Vi sarebbero altre cose da aggiungere, ma è comunque possibile considerare il «fine casuale» come alquanto fragile, poiché se vi fosse la casualità come fondamento non avremmo possibilità né di agenti per ragione né di agenti per natura, che non trova riscontro nella realtà.

Ricordo che durante una lezione del corso di laurea in professioni sanitarie, trattando alcuni aspetti di anatomia e di fisiologia umana, il professore affermò che il fine degli esseri umani consiste nella nutrizione e nella riproduzione, per fare in modo che la specie continui… Mi domando come mai in quel momento egli stesse insegnando, dal momento che l’insegnamento non rientra tra questi fini.

Non è un caso che spesse volte si parli di «ecosistema», il quale non è casuale, altrimenti non si potrebbe parlare di «sistema» nel vero senso della parola. Ma qualora si propendesse ugualmente non per la causalità ma per la casualità, questa non potrebbe esser tale se non vi fosse una causa. Ora, osservando la realtà nella quale siamo immersi, possiamo constatare che vi sono eventi casuali ed eventi che scaturiscono in seguito ad una causa ben precisa. Non solo, in quanto anche per l’essere umano è così: apro il libro per leggere un determinato argomento (intenzionale) e proprio in quel momento si strappa la pagina (non intenzionale). Lo strappo della pagina è avvenuto per caso, ossia non rientrava nella mia intenzione (praeter intentionem), ma ciò non sarebbe avvenuto se fosse mancata la causa finale, ossia la lettura dell’argomento che mi ha condotto ad aprire il libro, oltre alla causa efficiente. Questo esempio, quello dello strappo (praeter intentionem), rimanda ai modi di esercizio della causa.

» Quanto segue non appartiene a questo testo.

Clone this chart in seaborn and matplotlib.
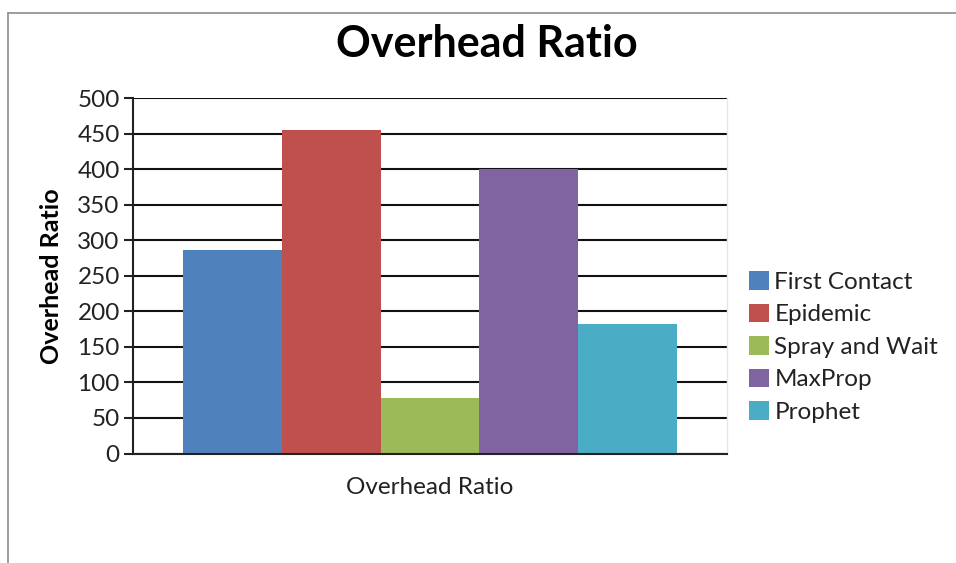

Insomma, dopo tutte queste parole, la domanda è la seguente: vi è un fine o la semplice fine?

Le parole sono identiche, ma il significato è radicalmente diverso.

Semmai vi fosse una semplice fine, ci troveremmo nella totale contrarietà, dal momento che ogni essere umano – lo notiamo soprattutto nella società occidentale – si adopera per il raggiungimento di uno scopo, di un fine che va al di là di quello puramente fisiologico. Nel caso di altri enti, cioè quelli di natura non intellettiva, pur non proponendosi un fine sono comunque condotti ad un fine, vi è una sorta di indirizzamento naturale, che non è casuale! Non si tratta di riscontrare, nella realtà, eventi che si verificano in maniera ritmicamente perfetta come se ci trovassimo al Luna Park, ma l’indirizzamento ad un fine di quegli enti che non si propongono un fine intenzionale e di quegli enti si propongono un fine intenzionale.

Cosa si vuole esprimere? Si vuole esprimere che il discorso circa la causalità non è la pura concatenazione di eventi o non solo questo, ma un discorso che dovrebbe essere trattato in maniera tale da chiamare in causa altre discipline. In aggiunta, sono fermamente convinto che i drammi di oggi, siano essi umani, ecologici, sociali ecc., non potranno essere superati nella triste realtà del rifiuto del fondamento ultimo, che richiede speculazioni ben precise, scienze ben precise e che non possono essere rifiutate, pena l’impoverimento dell’uomo stesso.

Concludendo, il «fine casuale» gode di contrarietà intrinseca, poiché la mancanza di una causa comporta la mancanza del caso e la mancanza di un effetto verificatosi casualmente. La ricerca sulla causalità è quanto mai importante, ancor più la ricerca sulla «Causa prima».